Ces propos lui avaient valu des critiques de la part des défenseurs des droits des femmes et c'est finalement Christophe Castaner, patron des députés LREM qui décida de reprendre la proposition de loi pour le compte de son groupe à l’Assemblée nationale.
La proposition de loi prévoit également d’étendre la pratique de l’IVG instrumentale aux sages-femmes. « Plus nombreuses que les médecins en France, elles peuvent déjà pratiquer les IVG par voie médicamenteuse depuis 2016 », explique Mme Gaillot.
Initialement, le texte prévoyait de supprimer la « clause de conscience spécifique » permettant aux médecins de refuser de pratiquer un avortement. Mais le ministre de la santé, Olivier Véran, pourtant favorable à titre personnel à l’allongement du délai de l’IVG, avait fait du maintien de cette clause de conscience un préalable à l’adoption du texte.
C'est « un jour important pour la santé sexuelle et reproductive, et un jour important pour la santé des femmes », a-t-il aussi proclamé après le vote évoquant « un combat pour l'émancipation des femmes ».
Olivier Véran avait étayé son opinion favorable à ce texte sur l'avis du Comité consultatif national d'éthique qui avait estimé que l'allongement de deux semaines du délai de l'IVG n'était pas contraire à l'éthique.
Soulignons qu’au contraire le CNGOF (Collège national des gynécologues et obstétriciens français) s’était opposé à cette évolution.
Complications pour les femmes, dilacération des fœtus, problèmes logistiques et risque de refus de certains médecins
Dans un communiqué publié le 12 octobre 2020, il rappelait, à 12 semaines de grossesse, « une aspiration du contenu utérin est encore possible ». A 14 semaines, « il est nécessaire de dilater davantage le col utérin au risque de créer des lésions définitives, pouvant être responsables d’accouchements prématurés ultérieurs. Les gestes nécessaires au-delà de 12 semaines peuvent donc être sources de complications pour les femmes et leur pénibilité pourrait entraîner une désaffection des professionnels de santé qui les réalisent aujourd’hui ».
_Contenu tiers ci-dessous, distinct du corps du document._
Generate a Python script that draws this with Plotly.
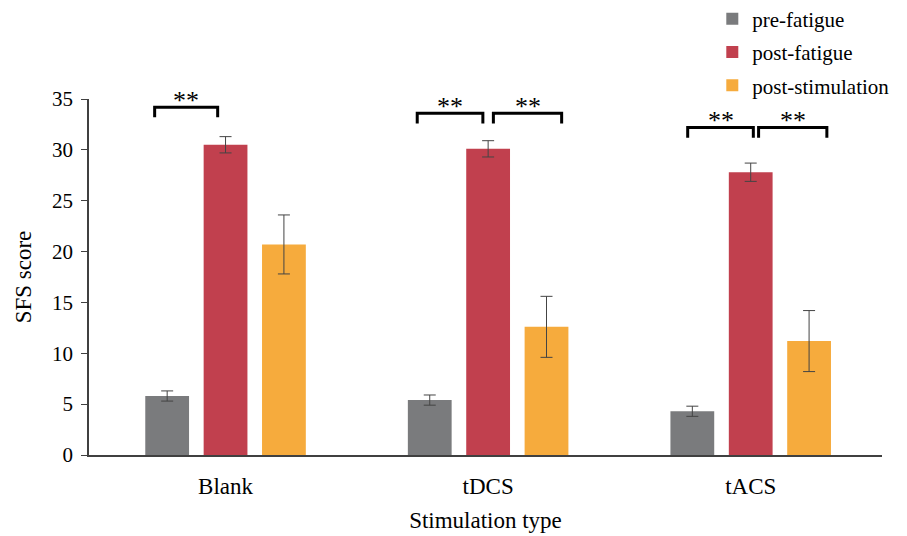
import plotly.graph_objects as go

categories = ["Blank", "tDCS", "tACS"]
series_names = ["pre-fatigue", "post-fatigue", "post-stimulation"]
pre_fatigue = [5.8, 5.4, 4.3]
pre_err = [0.5, 0.5, 0.5]
post_fatigue = [30.5, 30.1, 27.8]
post_err = [0.8, 0.8, 0.9]
post_stim = [20.7, 12.6, 11.2]
stim_err = [2.9, 3.0, 3.0]
colors = ["#7a7b7d", "#c1404e", "#f6ab3d"]

# significance brackets: (category index, left offset, right offset, y level)
brackets = [
    (0, -0.27, -0.03, 34.2),
    (1, -0.27, -0.02, 33.6),
    (1, 0.02, 0.28, 33.6),
    (2, -0.24, 0.01, 32.2),
    (2, 0.03, 0.29, 32.2),
]
sig_label = "**"

font_family = "Liberation Serif"

fig = go.Figure()
for name, vals, errs, col in zip(series_names, [pre_fatigue, post_fatigue, post_stim],
                                 [pre_err, post_err, stim_err], colors):
    fig.add_trace(go.Bar(
        name=name, x=categories, y=vals, legendgroup=name,
        marker=dict(color=col, line=dict(width=0)),
        error_y=dict(type="data", array=errs, visible=True, color="#444444",
                     thickness=1, width=6),
    ))

shapes = []
annotations = []
for ci, lo, hi, yl in brackets:
    x0 = ci + lo
    x1 = ci + hi
    shapes.append(dict(type="path", xref="x", yref="y",
                       path=f"M {x0},{yl-1.0} L {x0},{yl} L {x1},{yl} L {x1},{yl-1.0}",
                       line=dict(color="black", width=3)))
    annotations.append(dict(x=(x0 + x1) / 2, y=yl, xref="x", yref="y", text=sig_label,
                            showarrow=False, yanchor="bottom", yshift=-10,
                            font=dict(family=font_family, size=26, color="black")))

fig.update_layout(
    width=907, height=536,
    margin=dict(l=89, r=25, t=99, b=81, autoexpand=False),
    plot_bgcolor="white", paper_bgcolor="white",
    barmode="group", bargap=0.333, bargroupgap=0.25,
    font=dict(family=font_family, size=20, color="black"),
    shapes=shapes, annotations=annotations,
    legend=dict(x=0.786, y=1.282, xanchor="left", yanchor="top",
                font=dict(family=font_family, size=21, color="black"),
                tracegroupgap=3, itemsizing="constant", bgcolor="rgba(0,0,0,0)"),
    xaxis=dict(type="category", range=[-0.52, 2.50], showline=True, linecolor="#404040",
               linewidth=1.5, ticks="", showgrid=False, tickfont=dict(size=23),
               ticklabelstandoff=10,
               title=dict(text="Stimulation type", font=dict(size=23), standoff=14)),
    yaxis=dict(range=[0, 35], dtick=5, showline=True, linecolor="#404040", linewidth=1.5,
               ticks="outside", ticklen=6, tickcolor="#404040", showgrid=False,
               zeroline=False, tickfont=dict(size=21), ticklabelstandoff=4,
               title=dict(text="SFS score", font=dict(size=23), standoff=14)),
)

fig.write_html("out.html")
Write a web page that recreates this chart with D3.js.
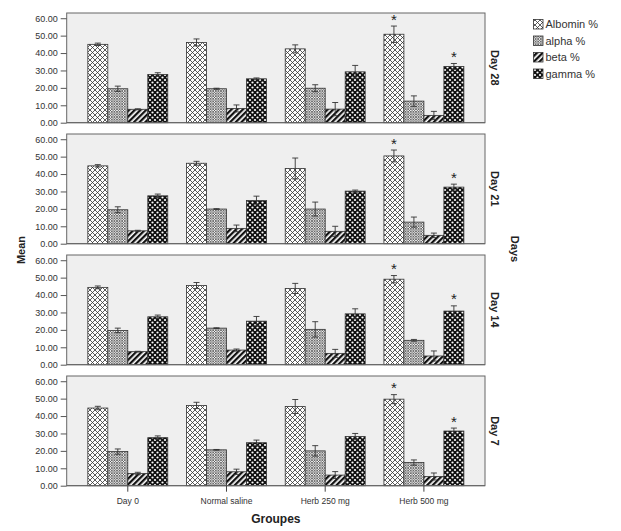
<!DOCTYPE html>
<html><head><meta charset="utf-8">
<script src="https://cdn.jsdelivr.net/npm/d3@7"></script>
<style>
body{margin:0;background:#fff;}
svg text{font-family:"Liberation Sans",Arial,sans-serif;}
</style></head>
<body>
<svg id="c" width="621" height="531"></svg>
<script>
const days = ["Day 28","Day 21","Day 14","Day 7"];
const groups = ["Day 0","Normal saline","Herb 250 mg","Herb 500 mg"];
const series = ["Albomin %","alpha %","beta %","gamma %"];
const yTicks = [0,10,20,30,40,50,60];

// values[day][series] over groups
const albumin = [[45.0,46.1,42.4,50.8],[44.7,46.2,43.2,50.4],[44.4,45.5,43.8,49.1],[44.6,46.1,45.5,49.7]];
const alpha   = [[19.5,19.5,19.8,12.4],[19.5,19.9,19.9,12.4],[19.7,21.0,20.3,14.0],[19.6,20.6,20.0,13.3]];
const beta    = [[7.7,8.2,7.8,4.2],[7.4,8.8,7.1,4.8],[7.5,8.4,6.5,5.0],[7.0,8.0,6.1,5.3]];
const gamma   = [[27.7,25.2,29.2,32.3],[27.5,24.8,30.2,32.5],[27.5,25.0,29.2,30.8],[27.6,24.7,28.2,31.4]];

const albuminErr = [[0.7,2.0,2.3,4.7],[0.7,1.1,6.0,3.4],[0.8,1.7,2.9,2.1],[1.0,1.8,4.0,2.6]];
const alphaErr   = [[1.5,0.3,2.0,3.0],[1.7,0.2,4.0,2.9],[1.3,0.2,4.4,0.5],[1.5,0.2,3.0,1.5]];
const betaErr    = [[0.3,2.0,3.8,2.3],[0.3,1.9,2.9,1.3],[0.2,0.6,2.3,2.9],[0.7,1.5,2.0,2.0]];
const gammaErr   = [[1.0,0.5,3.7,1.7],[1.0,2.5,0.6,1.7],[1.0,2.7,2.9,3.0],[1.0,1.5,1.8,1.7]];

// significance marks: [series index, group index]
const stars = [[0,3],[3,3]];

const allVals = [albumin, alpha, beta, gamma];
const allErr = [albuminErr, alphaErr, betaErr, gammaErr];

const svg = d3.select("#c");
const defs = svg.append("defs");

// patterns
const pAlb = defs.append("pattern").attr("id","p0").attr("patternUnits","userSpaceOnUse").attr("width",5).attr("height",5);
pAlb.append("rect").attr("width",5).attr("height",5).attr("fill","#fff");
pAlb.append("path").attr("d","M0,0L5,5M5,0L0,5M-1,4L1,6M4,-1L6,1M-1,1L1,-1M4,6L6,4").attr("stroke","#333").attr("stroke-width",0.8);

const pAl = defs.append("pattern").attr("id","p1").attr("patternUnits","userSpaceOnUse").attr("width",2.6).attr("height",2.6);
pAl.append("rect").attr("width",2.6).attr("height",2.6).attr("fill","#f0f0f0");
pAl.append("path").attr("d","M0,0L2.6,2.6M2.6,0L0,2.6").attr("stroke","#555").attr("stroke-width",0.75);

const pBe = defs.append("pattern").attr("id","p2").attr("patternUnits","userSpaceOnUse").attr("width",4).attr("height",4).attr("patternTransform","rotate(45)");
pBe.append("rect").attr("width",4).attr("height",4).attr("fill","#fff");
pBe.append("rect").attr("width",2.3).attr("height",4).attr("fill","#111");

const pGa = defs.append("pattern").attr("id","p3").attr("patternUnits","userSpaceOnUse").attr("width",5).attr("height",5);
pGa.append("rect").attr("width",5).attr("height",5).attr("fill","#111");
[[0,0],[5,0],[0,5],[5,5],[2.5,2.5]].forEach(([cx,cy])=>pGa.append("circle").attr("cx",cx).attr("cy",cy).attr("r",1.1).attr("fill","#fff"));

const fills = ["url(#p0)","url(#p1)","url(#p2)","url(#p3)"];

const left = 66.7, right = 485;
const panelTop0 = 13, pitch = 121, panelH = 109.7;

const x0 = d3.scaleBand().domain(groups).range([left,right]).paddingInner(0.19).paddingOuter(0.214);
const x1 = d3.scaleBand().domain(series).range([0,x0.bandwidth()]);

days.forEach((day, di) => {
  const top = panelTop0 + di*pitch, bottom = top + panelH;
  const y = d3.scaleLinear().domain([0,63]).range([bottom, top]);
  const g = svg.append("g");
  g.append("rect").attr("x",left).attr("y",top).attr("width",right-left).attr("height",panelH)
    .attr("fill","#efefef").attr("stroke","#666").attr("stroke-width",1);

  const ax = g.append("g").attr("transform",`translate(${left},0)`)
    .call(d3.axisLeft(y).tickValues(yTicks).tickFormat(d3.format(".2f")).tickSize(6).tickPadding(3));
  ax.select(".domain").remove();
  ax.selectAll("line").attr("stroke","#555");
  ax.selectAll("text").attr("font-size","9px").attr("fill","#333");

  series.forEach((s, si) => {
    groups.forEach((gr, gi) => {
      const v = allVals[si][di][gi], e = allErr[si][di][gi];
      const bx = x0(gr) + x1(s);
      g.append("rect").attr("x",bx).attr("y",y(v)).attr("width",x1.bandwidth()).attr("height",y(0)-y(v))
        .attr("fill",fills[si]).attr("stroke","#333").attr("stroke-width",0.8);
      const cx = bx + x1.bandwidth()/2;
      if (e > 0) {
        g.append("path").attr("d",`M${cx},${y(v+e)}V${y(v-e)}M${cx-3},${y(v+e)}H${cx+3}M${cx-3},${y(v-e)}H${cx+3}`)
          .attr("stroke","#333").attr("stroke-width",0.9).attr("fill","none");
      }
    });
  });
  stars.forEach(([si, gi]) => {
    const v = allVals[si][di][gi], e = allErr[si][di][gi];
    const cx = x0(groups[gi]) + x1(series[si]) + x1.bandwidth()/2;
    g.append("text").attr("x",cx).attr("y",y(v+e)-1.5).attr("text-anchor","middle")
      .attr("font-size","15px").attr("fill","#222").text("*");
  });

  // bottom axis line
  g.append("line").attr("x1",left).attr("x2",right).attr("y1",bottom).attr("y2",bottom).attr("stroke","#666");

  g.append("text").attr("transform",`translate(491,${(top+bottom)/2}) rotate(90)`)
    .attr("text-anchor","middle").attr("font-size","11px").attr("font-weight","bold").attr("fill","#222").text(day);

  if (di === days.length-1) {
    const xa = g.append("g").attr("transform",`translate(0,${bottom})`)
      .call(d3.axisBottom(x0).tickSize(6).tickPadding(6));
    xa.select(".domain").remove();
    xa.selectAll("line").attr("stroke","#444");
    xa.selectAll("text").attr("font-size","8.5px").attr("fill","#333");
  }
});

svg.append("text").attr("transform","translate(25,250) rotate(-90)").attr("text-anchor","middle")
  .attr("font-size","11px").attr("font-weight","bold").attr("fill","#222").text("Mean");
svg.append("text").attr("transform","translate(511,249) rotate(90)").attr("text-anchor","middle")
  .attr("font-size","11px").attr("font-weight","bold").attr("fill","#222").text("Days");
svg.append("text").attr("x",(left+right)/2).attr("y",523).attr("text-anchor","middle")
  .attr("font-size","12px").attr("font-weight","bold").attr("fill","#222").text("Groupes");

const lg = svg.append("g");
series.forEach((s, i) => {
  const cy = 24 + i*16.5;
  lg.append("rect").attr("x",533.5).attr("y",cy-4.5).attr("width",9.5).attr("height",9.5)
    .attr("fill",fills[i]).attr("stroke","#333").attr("stroke-width",0.8);
  lg.append("text").attr("x",545.5).attr("y",cy+4).attr("font-size","11px").attr("fill","#333").text(s);
});
</script>
</body></html>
Dans Marianne, début 2021, Israël Nisand précisait : « d’un point de vue médical (…) je suis opposé à une mesure qui ne va pas, loin s’en faut, dans le sens de l’amélioration des soins aux patientes. Les publications scientifiques n’ont pas investigué le lien entre IVG tardive et accouchement prématuré. Cette absence de recherche sur le sujet ne veut pas dire qu’il n’y a pas d’effet délétère. Nous le redoutons ». Concernant le fœtus, il soulignait « à ce stade de la grossesse, la taille du fœtus impose sa dilacération », ce qui pourrait susciter le refus de pratiquer cet acte par certains obstétriciens.
Ce matin, sur les ondes de sud-radio, le Pr Aubert Agostini appuyait « le gros problème qui va arriver est que rien n’est prévu pour équiper les centres qui vont prendre en charge ces patientes. La loi va s’appliquer très rapidement. Mais dans mon service, dans l’état actuel, personne ne sait faire ce genre de geste. C’est malhonnête pour nos patientes, cela va être de la maltraitance ».
Rappelons qu’en novembre 2020 une enquête conduite sur notre site avait montré que 62 % de nos lecteurs étaient hostiles à cette réforme.